- [WHAT THE TASK ASKS]:
From the first line of the listing below, retype each line up to and including the one with "import pandas as pd"; pictures stay out.

################

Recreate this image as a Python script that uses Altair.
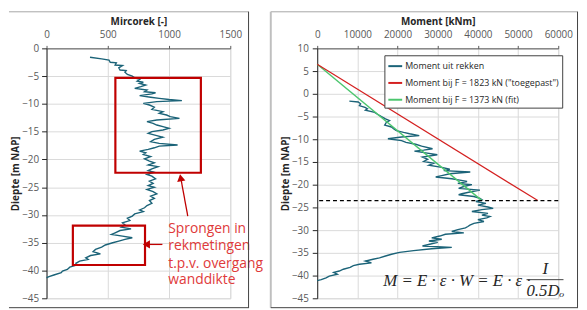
import altair as alt
import pandas as pd

# ---------------- data ----------------
left_depth = [-1.6, -1.9, -2.1, -2.5, -2.6, -3.0, -3.1, -3.5, -3.9, -4.0, -4.3, -4.7, -5.0, -5.3, -5.6,
              -5.9, -6.1, -6.3, -6.6, -6.9, -7.2, -7.5, -7.8, -8.0, -8.2, -8.5, -8.8, -9.0, -9.2, -9.4,
              -9.6, -9.9, -10.2, -10.6, -11.0, -11.4, -11.7, -12.0, -12.3, -12.6, -12.9, -13.2, -13.5,
              -13.8, -14.1, -14.4, -14.7, -15.0, -15.3, -15.7, -16.0, -16.4, -16.8, -17.1, -17.4, -17.6,
              -17.9, -18.2, -18.5, -18.8, -19.1, -19.5, -19.9, -20.3, -20.6, -21.0, -21.3, -21.7, -22.0,
              -22.3, -22.7, -23.0, -23.5, -23.9, -24.3, -24.7, -25.0, -25.4, -25.8, -26.2, -26.6, -27.0,
              -27.4, -27.9, -28.3, -28.7, -29.1, -29.4, -29.8, -30.2, -30.6, -31.0, -31.4, -31.8, -32.2,
              -32.5, -32.8, -33.2, -33.5, -33.8, -34.1, -34.4, -34.7, -35.0, -35.4, -35.8, -36.2, -36.6,
              -37.0, -37.3, -37.7, -38.0, -38.3, -38.7, -39.0, -39.4, -39.8, -40.1, -40.4, -40.8, -41.1, -41.3]
left_mircorek = [355, 450, 510, 520, 570, 560, 620, 590, 600, 650, 640, 660, 700, 720, 760,
                 740, 790, 760, 810, 770, 720, 820, 800, 890, 860, 760, 850, 920, 1000, 1105,
                 900, 790, 840, 880, 860, 950, 920, 980, 1010, 1085, 900, 820, 870,
                 900, 950, 1000, 950, 860, 830, 900, 950, 880, 850, 920, 1070, 920,
                 880, 830, 760, 810, 790, 850, 800, 840, 880, 830, 910, 860, 830,
                 880, 820, 860, 890, 840, 870, 830, 880, 820, 870, 900, 850, 880,
                 840, 860, 820, 800, 760, 790, 720, 700, 660, 680, 620, 640, 610,
                 690, 600, 560, 530, 620, 700, 640, 590, 540, 480, 450, 400, 380,
                 440, 360, 320, 340, 270, 240, 250, 190, 170, 130, 120, 60, 20, 0]

right_depth = [-1.6, -1.8, -2.2, -2.6, -3.0, -3.3, -3.6, -4.1, -4.5, -5.0, -5.5, -5.9, -6.3, -6.9, -7.3,
               -7.7, -8.1, -8.5, -8.8, -9.2, -9.5, -9.9, -10.3, -10.7, -11.1, -11.5, -12.1, -12.4, -12.6,
               -13.0, -13.4, -13.9, -14.4, -14.9, -15.3, -15.7, -16.2, -16.6, -16.9, -17.2, -17.6, -18.0,
               -18.3, -18.7, -19.0, -19.3, -19.7, -20.0, -20.4, -20.8, -21.2, -21.6, -22.0, -22.2, -22.6,
               -23.0, -23.3, -23.7, -24.1, -24.5, -24.9, -25.2, -25.5, -25.9, -26.3, -26.7, -27.0, -27.3,
               -27.7, -28.1, -28.5, -28.9, -29.2, -29.5, -29.9, -30.3, -30.6, -30.9, -31.3, -31.7, -32.0,
               -32.4, -32.7, -33.1, -33.5, -33.8, -34.1, -34.5, -34.9, -35.3, -35.7, -36.1, -36.4, -36.8,
               -37.2, -37.5, -37.8, -38.2, -38.6, -39.0, -39.3, -39.7, -40.1, -40.5, -40.9, -41.1]
right_moment = [8000, 10200, 10800, 10500, 11900, 12500, 12000, 14300, 15000, 16000, 17000, 18000, 17200, 16800, 18500,
                19000, 19700, 21500, 23000, 25400, 21000, 17600, 21000, 22100, 24500, 26000, 28700, 26500, 24200,
                27000, 29900, 26200, 27500, 26500, 29000, 27800, 31000, 33000, 31500, 38100, 33000, 31000,
                29500, 33500, 35500, 37300, 35000, 38500, 36500, 35200, 40500, 38000, 36000, 35200, 39000,
                40500, 41000, 39500, 42000, 40000, 42500, 43800, 41000, 38500, 42500, 41000, 43000, 42200,
                40000, 41500, 39000, 38000, 37500, 36900, 35000, 33500, 36500, 31900, 30500, 28500, 31000,
                27800, 30000, 28000, 26200, 33500, 28500, 24000, 20500, 18500, 17000, 15500, 13900, 12000,
                13500, 10500, 9000, 8200, 6500, 5500, 4100, 5000, 3000, 2200, 1000, 0]

series_names = ["Moment uit rekken", "Moment bij F = 1823 kN (\"toegepast\")", "Moment bij F = 1373 kN (fit)"]
series_colors = ["#1b6378", "#d42020", "#4cc66e"]
red_line_depth = [6.5, -23.5]
red_line_moment = [0, 54900]
green_line_depth = [6.5, -23.5]
green_line_moment = [0, 41000]
dash_depth = [-23.5]

boxes_x = [562, 215]
boxes_x2 = [1260, 804]
boxes_y = [-5.3, -31.9]
boxes_y2 = [-22.4, -39.0]

note_lines = ["Sprongen in", "rekmetingen", "t.p.v. overgang", "wanddikte"]
note_y = [-32.5, -35.6, -38.8, -41.8]
note_x = 994

left_x_ticks = [0, 500, 1000, 1500]
left_y_ticks = [-45, -40, -35, -30, -25, -20, -15, -10, -5, 0]
right_x_ticks = [0, 10000, 20000, 30000, 40000, 50000, 60000]
right_y_ticks = [-45, -40, -35, -30, -25, -20, -15, -10, -5, 0, 5, 10]

FONT = "Open Sans"
LBL = "#595959"
GRID = "#d9d9d9"
RED_BOX = "#c00000"
RED_TXT = "#e03a3a"


def x_axis(values, title):
    return alt.Axis(orient="top", values=values, tickCount=len(values), title=title, grid=True, gridColor=GRID,
                    format="d", labelFontSize=10, labelColor=LBL, labelFont=FONT, tickSize=3, tickColor="#595959",
                    domainColor="#595959", labelPadding=6, titleFontSize=10, titleFont=FONT,
                    titleFontWeight="bold", titleColor="#262626", titlePadding=3,
                    labelOverlap=False, labelFlush=False, labelBound=False)


def y_axis(values, label_pad, title_pad):
    return alt.Axis(values=values, tickCount=len(values), title="Diepte [m NAP]", grid=True, gridColor=GRID,
                    format="d", labelFontSize=10, labelColor=LBL, labelFont=FONT, tickSize=5, tickColor="#262626",
                    domainColor="#262626", labelPadding=label_pad, titleFontSize=10, titleFont=FONT,
                    titleFontWeight="bold", titleColor="#262626", titlePadding=title_pad,
                    labelOverlap=False, labelFlush=False, labelBound=False)


# ---------------- left panel ----------------
ldf = pd.DataFrame({"depth": left_depth, "val": left_mircorek, "idx": range(len(left_depth))})

lx = alt.Scale(domain=[0, 1500], nice=False)
ly = alt.Scale(domain=[-45, 0], nice=False)
lxa = x_axis(left_x_ticks, "Mircorek [-]")
lya = y_axis(left_y_ticks, 3, 1)

lcurve = alt.Chart(ldf).mark_line(color=series_colors[0], strokeWidth=1.4).encode(
    x=alt.X("val:Q", scale=lx, axis=lxa),
    y=alt.Y("depth:Q", scale=ly, axis=lya),
    order="idx:Q",
)

bdf = pd.DataFrame({"x": boxes_x, "x2": boxes_x2, "y": boxes_y, "y2": boxes_y2})
lboxes = alt.Chart(bdf).mark_rect(fill=None, stroke=RED_BOX, strokeWidth=2.2, filled=False).encode(
    x=alt.X("x:Q", scale=lx, axis=lxa), x2="x2:Q", y=alt.Y("y:Q", scale=ly, axis=lya), y2="y2:Q")

adf = pd.DataFrame({"x": [1153, 946], "x2": [1098, 830], "y": [-30.2, -35.3], "y2": [-23.6, -35.3]})
arrows = alt.Chart(adf).mark_rule(color=RED_BOX, strokeWidth=1.3).encode(
    x=alt.X("x:Q", scale=lx, axis=lxa), x2="x2:Q", y=alt.Y("y:Q", scale=ly, axis=lya), y2="y2:Q")
hdf = pd.DataFrame({"x": [1095, 815], "y": [-23.3, -35.3], "ang": [350, 270]})
heads = alt.Chart(hdf).mark_point(shape="triangle-up", filled=True, color=RED_BOX, size=70, opacity=1).encode(
    x=alt.X("x:Q", scale=lx, axis=lxa), y=alt.Y("y:Q", scale=ly, axis=lya), angle=alt.Angle("ang:Q", scale=None))

ndf = pd.DataFrame({"t": note_lines, "y": note_y, "x": [note_x] * len(note_lines)})
notes = alt.Chart(ndf).mark_text(align="left", baseline="middle", font=FONT, fontSize=14, color=RED_TXT).encode(
    x=alt.X("x:Q", scale=lx, axis=lxa), y=alt.Y("y:Q", scale=ly, axis=lya), text="t:N")

one = pd.DataFrame({"k": [0]})
lf_top = alt.Chart(one).mark_rule(color="#a6a6a6", strokeWidth=1).encode(
    x=alt.value(-38), x2=alt.value(205), y=alt.value(-37))
lf_right = alt.Chart(one).mark_rule(color="#404040", strokeWidth=1).encode(
    x=alt.value(204.5), y=alt.value(-37), y2=alt.value(262.5))
lf_bottom = alt.Chart(one).mark_rule(color="#404040", strokeWidth=1).encode(
    x=alt.value(-38), x2=alt.value(205), y=alt.value(262.5))

left = alt.layer(lcurve, lboxes, arrows, heads, notes, lf_top, lf_right, lf_bottom).properties(width=186, height=253)

# ---------------- right panel ----------------
rx = alt.Scale(domain=[0, 60000], nice=False)
ry = alt.Scale(domain=[-45, 10], nice=False)
rxa = x_axis(right_x_ticks, "Moment [kNm]")
rya = y_axis(right_y_ticks, 4, 1)
cscale = alt.Scale(domain=series_names, range=series_colors)

legend = alt.Legend(orient="none", legendX=342, legendY=7, title=None, fillColor="white", strokeColor="#404040",
                    padding=3, rowPadding=4, labelFontSize=9, labelFont=FONT, labelColor="#262626",
                    symbolType="stroke", symbolSize=196, symbolStrokeWidth=2, labelLimit=0, labelOffset=2)

rdf = pd.DataFrame({"depth": right_depth, "val": right_moment, "idx": range(len(right_depth)),
                    "s": [series_names[0]] * len(right_depth)})
reddf = pd.DataFrame({"depth": red_line_depth, "val": red_line_moment, "idx": [0, 1], "s": [series_names[1]] * 2})
grndf = pd.DataFrame({"depth": green_line_depth, "val": green_line_moment, "idx": [0, 1], "s": [series_names[2]] * 2})

rcurve = alt.Chart(rdf).mark_line(strokeWidth=1.4).encode(
    x=alt.X("val:Q", scale=rx, axis=rxa),
    y=alt.Y("depth:Q", scale=ry, axis=rya),
    color=alt.Color("s:N", scale=cscale, legend=legend),
    order="idx:Q",
)
rred = alt.Chart(reddf).mark_line(strokeWidth=1.2).encode(
    x=alt.X("val:Q", scale=rx, axis=rxa), y=alt.Y("depth:Q", scale=ry, axis=rya),
    color=alt.Color("s:N", scale=cscale, legend=legend), order="idx:Q")
rgrn = alt.Chart(grndf).mark_line(strokeWidth=1.4).encode(
    x=alt.X("val:Q", scale=rx, axis=rxa), y=alt.Y("depth:Q", scale=ry, axis=rya),
    color=alt.Color("s:N", scale=cscale, legend=legend), order="idx:Q")

dash = alt.Chart(pd.DataFrame({"y": dash_depth})).mark_rule(color="black", strokeDash=[4, 3], strokeWidth=1.2).encode(
    y=alt.Y("y:Q", scale=ry, axis=rya))

fdf = pd.DataFrame({"t": ["M = E · ε · W = E · ε ·"], "x": [16460], "y": [-41.1]})
formula = alt.Chart(fdf).mark_text(align="left", baseline="middle", font="Liberation Serif", fontStyle="italic",
                                   fontSize=17, color="#262626").encode(
    x=alt.X("x:Q", scale=rx, axis=rxa), y=alt.Y("y:Q", scale=ry, axis=rya), text="t:N")
frac_df = pd.DataFrame({"t": ["I", "0.5Dₒ"], "x": [56800, 56800], "y": [-38.5, -43.4]})
frac = alt.Chart(frac_df).mark_text(align="center", baseline="middle", font="Liberation Serif", fontStyle="italic",
                                    fontSize=17, color="#262626").encode(
    x=alt.X("x:Q", scale=rx, axis=rxa), y=alt.Y("y:Q", scale=ry, axis=rya), text="t:N")
fbar = alt.Chart(pd.DataFrame({"x": [52100], "x2": [61300], "y": [-40.9]})).mark_rule(color="#404040", strokeWidth=1).encode(
    x=alt.X("x:Q", scale=rx, axis=rxa), x2="x2:Q", y=alt.Y("y:Q", scale=ry, axis=rya))

rf_top = alt.Chart(one).mark_rule(color="#a6a6a6", strokeWidth=1).encode(
    x=alt.value(-47), x2=alt.value(264), y=alt.value(-37))
rf_left = alt.Chart(one).mark_rule(color="#bfbfbf", strokeWidth=2).encode(
    x=alt.value(-47), y=alt.value(-37), y2=alt.value(262.5))
rf_right = alt.Chart(one).mark_rule(color="#404040", strokeWidth=1).encode(
    x=alt.value(263.5), y=alt.value(-37), y2=alt.value(262.5))
rf_bottom = alt.Chart(one).mark_rule(color="#404040", strokeWidth=1).encode(
    x=alt.value(-47), x2=alt.value(264), y=alt.value(262.5))

right = alt.layer(rcurve, rgrn, rred, dash, formula, frac, fbar, rf_top, rf_left, rf_right, rf_bottom).properties(
    width=244, height=253)

chart = alt.hconcat(left, right, spacing=88, bounds="flush").properties(padding=0).configure_view(
    stroke=None).configure_axis(labelOverlap=False, labelFlush=False, labelBound=False).configure(background="white")

chart.save("out.html", embed_options={"renderer": "svg", "actions": False})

################

- [EXPECTED ANSWER]:
Recreate this image as a Python script that uses Altair.
import altair as alt
import pandas as pd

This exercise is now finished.